Was it demanded by the riders, or offered as a sales gimmick by the manufacturers as something that the “old tech” pedals didn’t have? Because like every piece of new technology that comes on the market, consumers soon find they can’t do without it.
I understand that now some pro riders are going back to fixed cleats on their clipless pedals, and the many riders who try to follow suit have all kinds of problems with their knee joints, etc.
When I started riding seriously in the early 1950s, cycling shoes had leather soles, and cleats were nailed on. They came in a little packet with 20 or 30 nails per cleat. Luckily, this was in a time before God created tennis shoes, and every household had basic shoe repair equipment.
This included a shoemaker’s last or iron foot that you put the shoe on to nail the cleats in place. Imagine doing this for the first time, staring at a flat leather sole, with absolutely no indication where the cleat should go.
You nailed them on, went out for a test ride. If they were wrong, you came home, and ripped the cleats off with a pair of pliers. Then you had to find some new nails and start over.
We soon learned where the cleats should be. If they were misaligned, guess what? We had knee problems, just like riders with clipless pedals today. It seems to me that the real problem is, not with the pedal having float, but with the correct alignment of the cleats.

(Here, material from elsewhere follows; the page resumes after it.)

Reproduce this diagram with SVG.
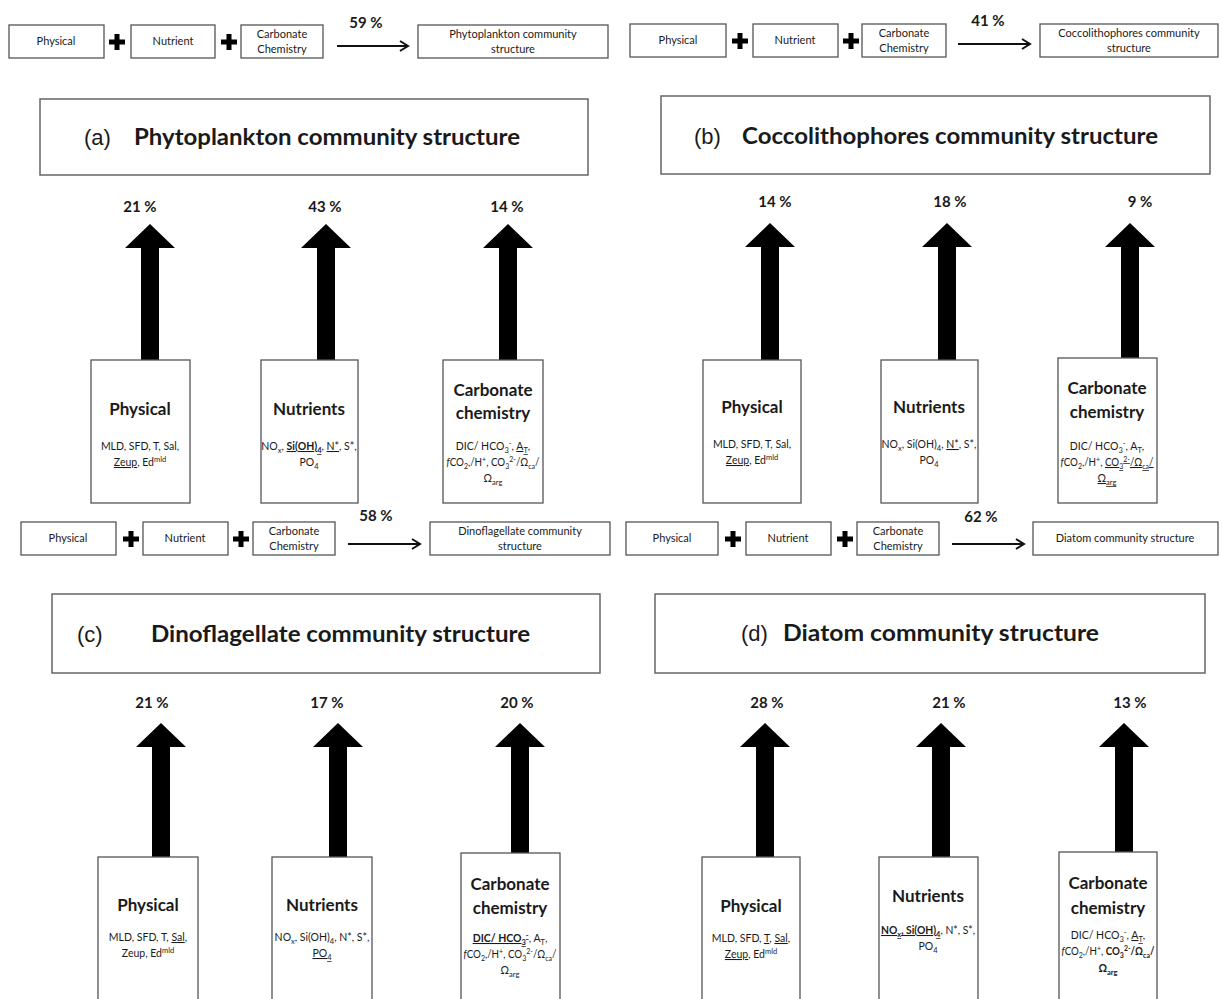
<svg xmlns="http://www.w3.org/2000/svg" width="1223" height="999" viewBox="0 0 1223 999">
<style>
.box{fill:#fff;stroke:#555;stroke-width:1.3}
.tb{fill:#fff;stroke:#666;stroke-width:1.5}
.t{font-family:Lato,"Liberation Sans",sans-serif;fill:#1a1a1a;text-anchor:middle}
.s11{font-size:11px}
.s10{font-size:10.5px}
.h{font-size:17px;font-weight:bold}
.pc{font-size:15px;font-weight:bold}
.pl{font-family:"Liberation Sans",Arial,sans-serif;font-size:22px;fill:#1a1a1a}
.ti{font-family:Lato,"Liberation Sans",sans-serif;font-size:22px;font-weight:bold;fill:#1a1a1a}
.u{text-decoration:underline}
.bd{font-weight:bold}
.sb{font-size:7.5px}
.big{fill:#000}
.thin{stroke:#111;stroke-width:2;fill:none}
.plus{fill:#000}
</style>
<defs>
<marker id="ah" markerWidth="12" markerHeight="12" refX="9" refY="6" orient="auto" markerUnits="userSpaceOnUse">
<path d="M1,1 L9,6 L1,11" fill="none" stroke="#111" stroke-width="2"/>
</marker>
<path id="bigArrow" d="M0,0 L25,24 L9,24 L9,140 L-9,140 L-9,24 L-25,24 Z"/>
<g id="plusSign"><rect x="-8" y="-2.5" width="16" height="5"/><rect x="-2.5" y="-8" width="5" height="16"/></g>
</defs>

<!-- connectors -->
<g id="connectors">
<line class="thin" x1="337" y1="46" x2="408" y2="46" marker-end="url(#ah)"/>
<line class="thin" x1="958" y1="44" x2="1030" y2="44" marker-end="url(#ah)"/>
<line class="thin" x1="348" y1="544" x2="420" y2="544" marker-end="url(#ah)"/>
<line class="thin" x1="952" y1="544" x2="1024" y2="544" marker-end="url(#ah)"/>
<g class="big">
<use href="#bigArrow" x="150" y="224"/>
<use href="#bigArrow" x="326" y="224"/>
<use href="#bigArrow" x="508" y="224"/>
<use href="#bigArrow" x="770" y="223"/>
<use href="#bigArrow" x="947" y="223"/>
<use href="#bigArrow" x="1130" y="223"/>
<use href="#bigArrow" x="161" y="723"/>
<use href="#bigArrow" x="338" y="723"/>
<use href="#bigArrow" x="520" y="723"/>
<use href="#bigArrow" x="765" y="723"/>
<use href="#bigArrow" x="941" y="723"/>
<use href="#bigArrow" x="1124" y="723"/>
</g>
<g class="plus">
<use href="#plusSign" x="117" y="42"/>
<use href="#plusSign" x="229" y="42"/>
<use href="#plusSign" x="740" y="41"/>
<use href="#plusSign" x="851" y="41"/>
<use href="#plusSign" x="131" y="539"/>
<use href="#plusSign" x="241" y="539"/>
<use href="#plusSign" x="733" y="539"/>
<use href="#plusSign" x="845" y="539"/>
</g>
</g>

<!-- top row left -->
<g id="top-left-physical"><rect class="box" x="9" y="25" width="95" height="33"/><text class="t s11" x="56" y="45">Physical</text></g>
<g id="top-left-nutrient"><rect class="box" x="131" y="25" width="84" height="33"/><text class="t s11" x="173" y="45">Nutrient</text></g>
<g id="top-left-carbonate"><rect class="box" x="241" y="25" width="82" height="33"/><text class="t s11" x="282" y="38">Carbonate</text><text class="t s11" x="282" y="53">Chemistry</text></g>
<g id="top-left-pct"><text class="t pc" x="366" y="28">59 %</text></g>
<g id="top-left-result"><rect class="box" x="418" y="25" width="190" height="33"/><text class="t s11" x="513" y="38">Phytoplankton community</text><text class="t s11" x="513" y="53">structure</text></g>

<!-- top row right -->
<g id="top-right-physical"><rect class="box" x="630" y="24" width="96" height="33"/><text class="t s11" x="678" y="44">Physical</text></g>
<g id="top-right-nutrient"><rect class="box" x="753" y="24" width="85" height="33"/><text class="t s11" x="795" y="44">Nutrient</text></g>
<g id="top-right-carbonate"><rect class="box" x="862" y="24" width="84" height="33"/><text class="t s11" x="904" y="37">Carbonate</text><text class="t s11" x="904" y="52">Chemistry</text></g>
<g id="top-right-pct"><text class="t pc" x="988" y="26">41 %</text></g>
<g id="top-right-result"><rect class="box" x="1040" y="24" width="178" height="33"/><text class="t s11" x="1129" y="37">Coccolithophores community</text><text class="t s11" x="1129" y="52">structure</text></g>

<!-- middle row left -->
<g id="mid-left-physical"><rect class="box" x="21" y="522" width="95" height="33"/><text class="t s11" x="68" y="542">Physical</text></g>
<g id="mid-left-nutrient"><rect class="box" x="143" y="522" width="85" height="33"/><text class="t s11" x="185" y="542">Nutrient</text></g>
<g id="mid-left-carbonate"><rect class="box" x="253" y="522" width="82" height="33"/><text class="t s11" x="294" y="535">Carbonate</text><text class="t s11" x="294" y="550">Chemistry</text></g>
<g id="mid-left-pct"><text class="t pc" x="376" y="521">58 %</text></g>
<g id="mid-left-result"><rect class="box" x="430" y="522" width="180" height="33"/><text class="t s11" x="520" y="535">Dinoflagellate community</text><text class="t s11" x="520" y="550">structure</text></g>

<!-- middle row right -->
<g id="mid-right-physical"><rect class="box" x="626" y="522" width="92" height="33"/><text class="t s11" x="672" y="542">Physical</text></g>
<g id="mid-right-nutrient"><rect class="box" x="746" y="522" width="85" height="33"/><text class="t s11" x="788" y="542">Nutrient</text></g>
<g id="mid-right-carbonate"><rect class="box" x="857" y="522" width="82" height="33"/><text class="t s11" x="898" y="535">Carbonate</text><text class="t s11" x="898" y="550">Chemistry</text></g>
<g id="mid-right-pct"><text class="t pc" x="981" y="522">62 %</text></g>
<g id="mid-right-result"><rect class="box" x="1033" y="522" width="185" height="33"/><text class="t s11" x="1125" y="542">Diatom community structure</text></g>

<!-- panel a -->
<g id="a-title"><rect class="tb" x="40" y="99" width="548" height="76"/><text class="pl" x="84" y="145">(a)</text><text class="ti" x="134" y="145" textLength="386" lengthAdjust="spacingAndGlyphs">Phytoplankton community structure</text></g>
<g id="a-pcts"><text class="t pc" x="140" y="212">21 %</text><text class="t pc" x="325" y="212">43 %</text><text class="t pc" x="507" y="212">14 %</text></g>
<g id="a-physical"><rect class="box" x="91" y="360" width="99" height="143"/>
<text class="t h" x="140" y="415">Physical</text>
<text class="t s10" x="140" y="450">MLD, SFD, T, Sal,</text>
<text class="t s10" x="140" y="466"><tspan class="u">Zeup</tspan>, Ed<tspan class="sb" dy="-4">mld</tspan></text></g>
<g id="a-nutrients"><rect class="box" x="261" y="360" width="97" height="143"/>
<text class="t h" x="309" y="415">Nutrients</text>
<text class="t s10" x="309" y="450">NO<tspan class="sb" dy="3">x</tspan><tspan dy="-3">, </tspan><tspan class="u bd">Si(OH)<tspan class="sb" dy="3">4</tspan></tspan><tspan dy="-3">, </tspan><tspan class="u">N*</tspan>, S*,</text>
<text class="t s10" x="309" y="466">PO<tspan class="sb" dy="3">4</tspan></text></g>
<g id="a-carbonate"><rect class="box" x="443" y="360" width="100" height="143"/>
<text class="t h" x="493" y="396">Carbonate</text>
<text class="t h" x="493" y="419">chemistry</text>
<text class="t s10" x="493" y="450">DIC/ HCO<tspan class="sb" dy="3">3</tspan><tspan class="sb" dy="-7">-</tspan><tspan dy="4">, </tspan><tspan class="u">A<tspan class="sb" dy="3">T</tspan></tspan><tspan dy="-3">,</tspan></text>
<text class="t s10" x="493" y="466" textLength="93" lengthAdjust="spacingAndGlyphs"><tspan font-style="italic">f</tspan>CO<tspan class="sb" dy="3">2</tspan><tspan dy="-3">,/H</tspan><tspan class="sb" dy="-4">+</tspan><tspan dy="4">, CO</tspan><tspan class="sb" dy="3">3</tspan><tspan class="sb" dy="-7">2-</tspan><tspan dy="4">/Ω</tspan><tspan class="sb" dy="3">ca</tspan><tspan dy="-3">/</tspan></text>
<text class="t s10" x="493" y="482">Ω<tspan class="sb" dy="3">arg</tspan></text></g>

<!-- panel b -->
<g id="b-title"><rect class="tb" x="661" y="96" width="549" height="78"/><text class="pl" x="694" y="144">(b)</text><text class="ti" x="742" y="144" textLength="416" lengthAdjust="spacingAndGlyphs">Coccolithophores community structure</text></g>
<g id="b-pcts"><text class="t pc" x="775" y="207">14 %</text><text class="t pc" x="950" y="207">18 %</text><text class="t pc" x="1140" y="207">9 %</text></g>
<g id="b-physical"><rect class="box" x="703" y="360" width="98" height="143"/>
<text class="t h" x="752" y="413">Physical</text>
<text class="t s10" x="752" y="448">MLD, SFD, T, Sal,</text>
<text class="t s10" x="752" y="464"><tspan class="u">Zeup</tspan>, Ed<tspan class="sb" dy="-4">mld</tspan></text></g>
<g id="b-nutrients"><rect class="box" x="881" y="360" width="97" height="143"/>
<text class="t h" x="929" y="413">Nutrients</text>
<text class="t s10" x="929" y="448">NO<tspan class="sb" dy="3">x</tspan><tspan dy="-3">, Si(OH)</tspan><tspan class="sb" dy="3">4</tspan><tspan dy="-3">, </tspan><tspan class="u">N*</tspan>, S*,</text>
<text class="t s10" x="929" y="464">PO<tspan class="sb" dy="3">4</tspan></text></g>
<g id="b-carbonate"><rect class="box" x="1058" y="358" width="99" height="145"/>
<text class="t h" x="1107" y="394">Carbonate</text>
<text class="t h" x="1107" y="418">chemistry</text>
<text class="t s10" x="1107" y="450">DIC/ HCO<tspan class="sb" dy="3">3</tspan><tspan class="sb" dy="-7">-</tspan><tspan dy="4">, A</tspan><tspan class="sb" dy="3">T</tspan><tspan dy="-3">,</tspan></text>
<text class="t s10" x="1107" y="466" textLength="93" lengthAdjust="spacingAndGlyphs"><tspan font-style="italic">f</tspan>CO<tspan class="sb" dy="3">2</tspan><tspan dy="-3">,/H</tspan><tspan class="sb" dy="-4">+</tspan><tspan dy="4">, </tspan><tspan class="u">CO<tspan class="sb" dy="3">3</tspan><tspan class="sb" dy="-7">2-</tspan><tspan dy="4">/Ω</tspan><tspan class="sb" dy="3">ca</tspan><tspan dy="-3">/</tspan></tspan></text>
<text class="t s10" x="1107" y="482"><tspan class="u">Ω<tspan class="sb" dy="3">arg</tspan></tspan></text></g>

<!-- panel c -->
<g id="c-title"><rect class="tb" x="52" y="594" width="548" height="79"/><text class="pl" x="77" y="642">(c)</text><text class="ti" x="151" y="642" textLength="379" lengthAdjust="spacingAndGlyphs">Dinoflagellate community structure</text></g>
<g id="c-pcts"><text class="t pc" x="152" y="708">21 %</text><text class="t pc" x="327" y="708">17 %</text><text class="t pc" x="517" y="708">20 %</text></g>
<g id="c-physical"><rect class="box" x="98" y="857" width="100" height="160"/>
<text class="t h" x="148" y="911">Physical</text>
<text class="t s10" x="148" y="941">MLD, SFD, T, <tspan class="u">Sal</tspan>,</text>
<text class="t s10" x="148" y="957">Zeup, Ed<tspan class="sb" dy="-4">mld</tspan></text></g>
<g id="c-nutrients"><rect class="box" x="272" y="857" width="100" height="160"/>
<text class="t h" x="322" y="911">Nutrients</text>
<text class="t s10" x="322" y="941">NO<tspan class="sb" dy="3">x</tspan><tspan dy="-3">, Si(OH)</tspan><tspan class="sb" dy="3">4</tspan><tspan dy="-3">, N*, S*,</tspan></text>
<text class="t s10" x="322" y="957"><tspan class="u">PO<tspan class="sb" dy="3">4</tspan></tspan></text></g>
<g id="c-carbonate"><rect class="box" x="461" y="853" width="99" height="160"/>
<text class="t h" x="510" y="890">Carbonate</text>
<text class="t h" x="510" y="914">chemistry</text>
<text class="t s10" x="510" y="942"><tspan class="u bd">DIC/ HCO<tspan class="sb" dy="3">3</tspan><tspan class="sb" dy="-7">-</tspan></tspan><tspan dy="4">, A</tspan><tspan class="sb" dy="3">T</tspan><tspan dy="-3">,</tspan></text>
<text class="t s10" x="510" y="958" textLength="93" lengthAdjust="spacingAndGlyphs"><tspan font-style="italic">f</tspan>CO<tspan class="sb" dy="3">2</tspan><tspan dy="-3">,/H</tspan><tspan class="sb" dy="-4">+</tspan><tspan dy="4">, CO</tspan><tspan class="sb" dy="3">3</tspan><tspan class="sb" dy="-7">2-</tspan><tspan dy="4">/Ω</tspan><tspan class="sb" dy="3">ca</tspan><tspan dy="-3">/</tspan></text>
<text class="t s10" x="510" y="974">Ω<tspan class="sb" dy="3">arg</tspan></text></g>

<!-- panel d -->
<g id="d-title"><rect class="tb" x="655" y="594" width="550" height="79"/><text class="pl" x="741" y="641">(d)</text><text class="ti" x="783" y="641" textLength="316" lengthAdjust="spacingAndGlyphs">Diatom community structure</text></g>
<g id="d-pcts"><text class="t pc" x="767" y="708">28 %</text><text class="t pc" x="949" y="708">21 %</text><text class="t pc" x="1130" y="708">13 %</text></g>
<g id="d-physical"><rect class="box" x="702" y="857" width="98" height="160"/>
<text class="t h" x="751" y="912">Physical</text>
<text class="t s10" x="751" y="942">MLD, SFD, <tspan class="u">T</tspan>, <tspan class="u">Sal</tspan>,</text>
<text class="t s10" x="751" y="958"><tspan class="u">Zeup</tspan>, Ed<tspan class="sb" dy="-4">mld</tspan></text></g>
<g id="d-nutrients"><rect class="box" x="879" y="857" width="99" height="160"/>
<text class="t h" x="928" y="902">Nutrients</text>
<text class="t s10" x="928" y="934" textLength="94" lengthAdjust="spacingAndGlyphs"><tspan class="u bd">NO<tspan class="sb" dy="3">x</tspan><tspan dy="-3">, Si(OH)</tspan><tspan class="sb" dy="3">4</tspan></tspan><tspan dy="-3">, N*, S*,</tspan></text>
<text class="t s10" x="928" y="950">PO<tspan class="sb" dy="3">4</tspan></text></g>
<g id="d-carbonate"><rect class="box" x="1059" y="852" width="98" height="160"/>
<text class="t h" x="1108" y="889">Carbonate</text>
<text class="t h" x="1108" y="914">chemistry</text>
<text class="t s10" x="1108" y="939">DIC/ HCO<tspan class="sb" dy="3">3</tspan><tspan class="sb" dy="-7">-</tspan><tspan dy="4">, </tspan><tspan class="u">A<tspan class="sb" dy="3">T</tspan></tspan><tspan dy="-3">,</tspan></text>
<text class="t s10" x="1108" y="955" textLength="93" lengthAdjust="spacingAndGlyphs"><tspan font-style="italic">f</tspan>CO<tspan class="sb" dy="3">2</tspan><tspan dy="-3">,/H</tspan><tspan class="sb" dy="-4">+</tspan><tspan dy="4">, </tspan><tspan class="bd">CO<tspan class="sb" dy="3">3</tspan><tspan class="sb" dy="-7">2-</tspan><tspan dy="4">/Ω</tspan><tspan class="sb" dy="3">ca</tspan><tspan dy="-3">/</tspan></tspan></text>
<text class="t s10" x="1108" y="972"><tspan class="bd">Ω<tspan class="sb" dy="3">arg</tspan></tspan></text></g>
</svg>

I still use toe clips and straps, and my cleats are aligned as follows. With the shoes side by side, soles and heels touching, the slots in the cleats are in a straight line across both shoes. You could drop a straight edge in the slot.
This means when pedaling, the inside of my foot is parallel with the crank arm. In addition, when I place the two shoes with soles facing, the slots in the cleats line up.
As usual, my post contains a little bit of history. If we look back at how we got where we are today, often the problems we encountered in the past are a clue to solving the problems of today.